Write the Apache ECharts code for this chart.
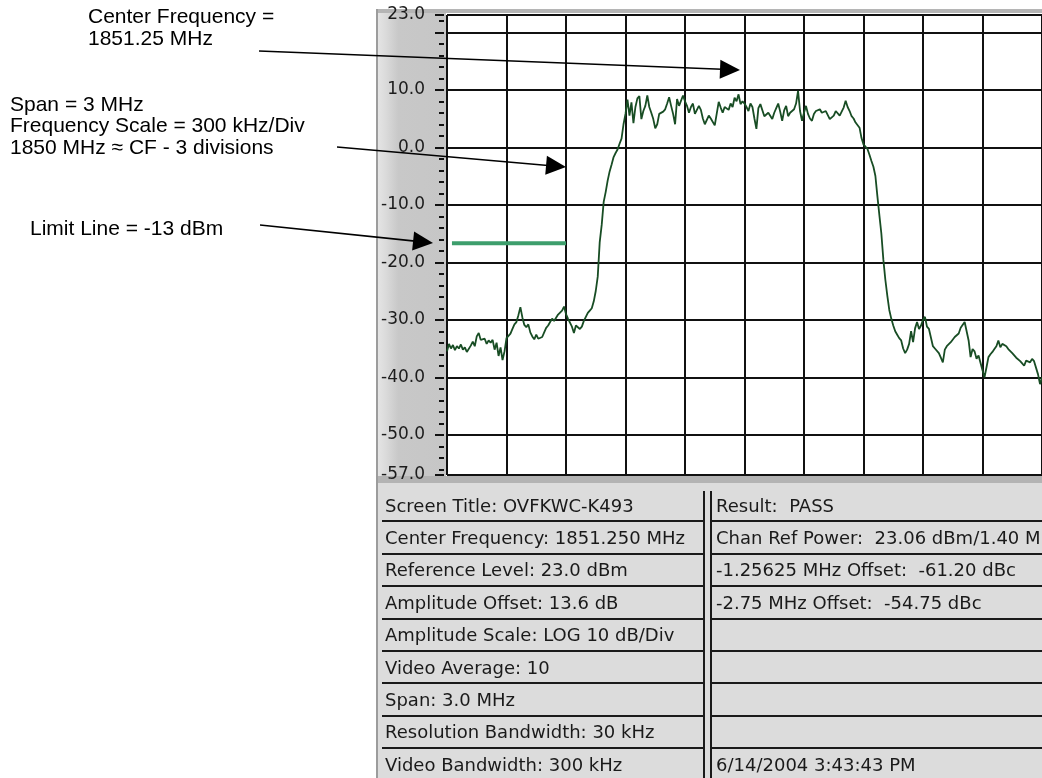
<!DOCTYPE html>
<html><head><meta charset="utf-8">
<script src="https://cdn.jsdelivr.net/npm/echarts@6/dist/echarts.min.js"></script>
<style>html,body{margin:0;padding:0;background:#fff}#c{width:1042px;height:778px}</style>
</head><body><div id="c"></div>
<script>
// ---- data (frequency offset from CF 1851.25 MHz, in kHz; level in dBm) ----
const startKHz = -1500;
const stepKHz = 10;
const traceDbm = [
 -35.5,-34.2,-35.0,-34.4,-35.3,-34.6,-35.0,-34.3,-35.2,-34.8,
 -35.6,-35.9,-34.5,-33.8,-34.6,-32.9,-32.3,-33.5,-33.7,-33.3,
 -34.2,-33.6,-34.0,-33.5,-35.2,-34.0,-36.3,-34.8,-37.0,-35.5,
 -33.2,
 -33.0,-32.4,-31.6,-30.8,-30.4,-29.2,-27.8,-29.6,-30.9,-31.3,
 -30.8,-32.2,-32.9,-33.4,-32.6,-33.3,-33.4,-33.0,-32.2,-31.4,
 -31.0,-30.4,-29.8,-30.2,-29.9,-29.1,-28.9,-28.4,-27.7,-29.0,
 -29.8,-30.5,-31.2,-32.3,-31.0,-30.9,-31.6,-31.2,-30.2,-29.5,
 -28.8,-28.4,-28.0,-26.8,-25.0,-22.5,-16.5,-13.5,-9.5,-7.8,
 -5.8,-4.2,-3.0,-1.7,-1.0,-0.4,0.6,1.5,4.0,5.8,
 8.3,5.5,7.8,4.2,7.0,8.5,8.9,4.9,6.3,7.2,
 9.0,7.0,6.0,4.9,3.3,4.0,5.8,5.5,6.2,6.6,
 7.6,8.7,7.2,5.8,4.0,8.4,7.2,7.5,9.0,8.0,
 7.2,6.0,7.0,7.6,5.8,5.5,7.2,6.5,5.0,4.0,
 3.7,5.5,5.0,4.7,3.8,4.0,7.9,6.9,6.0,7.0,
 7.2,6.5,7.6,7.0,8.6,8.0,9.2,7.5,8.0,7.6,
 7.0,6.3,7.6,7.0,5.0,3.2,6.8,7.5,7.6,5.4,
 5.2,6.0,6.2,4.9,6.0,6.8,7.6,6.2,4.6,6.4,
 7.2,5.4,6.0,6.3,6.6,7.6,9.8,6.3,4.6,6.0,
 7.2,5.8,5.0,4.6,5.8,6.3,6.0,6.6,6.0,5.8,
 6.3,6.0,4.9,5.2,5.5,6.3,6.0,5.5,5.8,6.9,
 8.1,7.0,6.3,5.4,5.0,4.3,4.0,3.4,1.6,0.5,
 0.2,-0.3,-1.3,-2.4,-3.4,-5.0,-8.5,-11.8,-15.0,-19.5,
 -23.0,-25.8,-28.3,-29.8,-31.0,-32.0,-32.6,-33.2,-33.6,-35.0,
 -35.8,-35.2,-34.2,-32.0,-33.9,-31.5,-30.4,-31.6,-31.0,-30.0,
 -29.5,-31.2,-31.6,-31.9,-34.6,-35.0,-35.3,-35.8,-36.6,-37.4,
 -35.2,-34.6,-34.8,-33.9,-34.2,-33.0,-32.7,-32.4,-31.4,-31.2,
 -30.4,-30.7,-33.6,-36.5,-35.1,-35.5,-36.8,-36.2,-36.5,-38.8,
 -40.0,-38.3,-36.5,-36.0,-35.6,-35.1,-34.6,-33.6,-34.8,-34.2,
 -33.9,-34.6,-35.1,-35.3,-35.8,-36.2,-36.6,-36.8,-37.2,-37.6,
 -38.0,-37.1,-37.3,-37.4,-36.8,-37.2,-37.4,-39.5,-41.2,-40.0
];
const limitLevel = -16.7;            // where the drawn limit line sits on this scale
const limitSpanKHz = [-1475, -900];
const yLabelValues = [23, 10, 0, -10, -20, -30, -40, -50, -57];
const yGridValues = [23, 20, 10, 0, -10, -20, -30, -40, -50, -57];
const yMinorValues = [22,18,16,14,12,8,6,4,2,-2,-4,-6,-8,-12,-14,-16,-18,-22,-24,-26,-28,
  -32,-34,-36,-38,-42,-44,-46,-48,-52,-54,-56];
const leftInfo = [
 'Screen Title: OVFKWC-K493','Center Frequency: 1851.250 MHz','Reference Level: 23.0 dBm',
 'Amplitude Offset: 13.6 dB','Amplitude Scale: LOG 10 dB/Div','Video Average: 10',
 'Span: 3.0 MHz','Resolution Bandwidth: 30 kHz','Video Bandwidth: 300 kHz'];
const rightInfo = [
 'Result:  PASS','Chan Ref Power:  23.06 dBm/1.40 MHz','-1.25625 MHz Offset:  -61.20 dBc',
 '-2.75 MHz Offset:  -54.75 dBc','','','','','6/14/2004 3:43:43 PM'];
const noteLines = [
 {t:'Center Frequency =', x:88, y:17},
 {t:'1851.25 MHz', x:88, y:39},
 {t:'Span = 3 MHz', x:10, y:105},
 {t:'Frequency Scale = 300 kHz/Div', x:10, y:126},
 {t:'1850 MHz \u2248 CF - 3 divisions', x:10, y:148},
 {t:'Limit Line = -13 dBm', x:30, y:229}
];
const arrows = [
 {from:[259,51], to:[740,70]},
 {from:[337,147], to:[566,167]},
 {from:[260,225], to:[433,243]}
];

// ---- build ----
const traceData = traceDbm.map((v,i)=>[startKHz + i*stepKHz, v]);
const limitData = [[limitSpanKHz[0], limitLevel],[limitSpanKHz[1], limitLevel]];

const g = [];
// frame / panels
g.push({type:'rect', z:-5, shape:{x:376,y:9,width:666,height:4}, style:{fill:'#b5b5b5'}});
g.push({type:'rect', z:-5, shape:{x:376,y:9,width:2,height:769}, style:{fill:'#9c9c9c'}});
g.push({type:'rect', z:-5, shape:{x:378,y:13,width:68,height:463}, style:{fill:new echarts.graphic.LinearGradient(0,0,1,0,[
  {offset:0,color:'#e4e4e4'},{offset:0.12,color:'#dadada'},{offset:0.3,color:'#c8c8c8'},{offset:1,color:'#c6c6c6'}])}});
g.push({type:'rect', z:-5, shape:{x:378,y:476,width:664,height:7}, style:{fill:'#b3b3b3'}});
g.push({type:'rect', z:-5, shape:{x:378,y:483,width:664,height:295}, style:{fill:'#dcdcdc'}});
// table lines
const rowTop = 489, rowH = 32.4;
for (let k=1;k<9;k++){
  const y = Math.round(rowTop + rowH*k);
  g.push({type:'line', shape:{x1:382,y1:y,x2:704,y2:y}, style:{stroke:'#1a1a1a',lineWidth:2}});
  g.push({type:'line', shape:{x1:711,y1:y,x2:1042,y2:y}, style:{stroke:'#1a1a1a',lineWidth:2}});
}
g.push({type:'line', shape:{x1:704,y1:491,x2:704,y2:778}, style:{stroke:'#1a1a1a',lineWidth:2}});
g.push({type:'line', shape:{x1:711,y1:491,x2:711,y2:778}, style:{stroke:'#1a1a1a',lineWidth:2}});
for (let k=0;k<9;k++){
  const cy = rowTop + rowH*k + 18;
  g.push({type:'text', style:{text:leftInfo[k], x:385, y:cy, font:'18px "DejaVu Sans"', fill:'#1a1a1a', align:'left', verticalAlign:'middle'}});
  if (rightInfo[k]) g.push({type:'text', style:{text:rightInfo[k], x:716, y:cy, font:'18px "DejaVu Sans"', fill:'#1a1a1a', align:'left', verticalAlign:'middle'}});
}
// notes
noteLines.forEach(n=>g.push({type:'text', z:100, style:{text:n.t, x:n.x, y:n.y, font:'21px "Liberation Sans"', fill:'#000', align:'left', verticalAlign:'middle'}}));
// arrows
arrows.forEach(a=>{
  const [x1,y1]=a.from,[x2,y2]=a.to;
  const dx=x2-x1, dy=y2-y1, L=Math.hypot(dx,dy), ux=dx/L, uy=dy/L;
  const hl=20, hw=9.5, bx=x2-ux*hl, by=y2-uy*hl;
  g.push({type:'line', z:100, shape:{x1:x1,y1:y1,x2:bx+ux*2,y2:by+uy*2}, style:{stroke:'#000',lineWidth:1.6}});
  g.push({type:'polygon', z:100, shape:{points:[[x2,y2],[bx-uy*hw,by+ux*hw],[bx+uy*hw,by-ux*hw]]}, style:{fill:'#000'}});
});

const chart = echarts.init(document.getElementById('c'), null, {renderer:'canvas'});
chart.setOption({
  animation:false,
  backgroundColor:'#ffffff',
  grid:{left:447, top:15, width:597, height:460, containLabel:false},
  xAxis:{type:'value', min:-1500, max:1500, interval:300,
    axisLine:{show:false}, axisTick:{show:false}, axisLabel:{show:false},
    splitLine:{show:true, lineStyle:{color:'#111', width:2}}},
  yAxis:[
    {type:'value', min:-57, max:23, position:'left',
     axisLine:{show:true, lineStyle:{color:'#111', width:2}},
     axisTick:{show:false, customValues:yGridValues},
     axisLabel:{show:false},
     splitLine:{show:true, lineStyle:{color:'#111', width:2}}},
    {type:'value', min:-57, max:23, position:'left', offset:3,
     axisLine:{show:false},
     axisTick:{show:true, length:9, customValues:yGridValues, lineStyle:{color:'#111', width:2}},
     axisLabel:{show:true, customValues:yLabelValues, margin:19, formatter:v=>Number(v).toFixed(1),
       fontFamily:'DejaVu Sans', fontSize:17, color:'#1c1c1c'},
     splitLine:{show:false}},
    {type:'value', min:-57, max:23, position:'left', offset:3,
     axisLine:{show:false},
     axisTick:{show:true, length:5, customValues:yMinorValues, lineStyle:{color:'#111', width:2}},
     axisLabel:{show:false}, splitLine:{show:false}}
  ],
  series:[
    {type:'line', name:'trace', data:traceData, showSymbol:false, symbol:'none', yAxisIndex:0,
     lineStyle:{color:'#184d24', width:1.8}, z:5},
    {type:'line', name:'limit', data:limitData, showSymbol:false, symbol:'none', yAxisIndex:0,
     lineStyle:{color:'#3d9e6c', width:4}, z:4}
  ],
  graphic:g
});
</script></body></html>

________

Problem requirements
Return a copy of every line that includes the word "this".

Result below
Write the Apache ECharts code for this chart.
const limitLevel = -16.7;            // where the drawn limit line sits on this scale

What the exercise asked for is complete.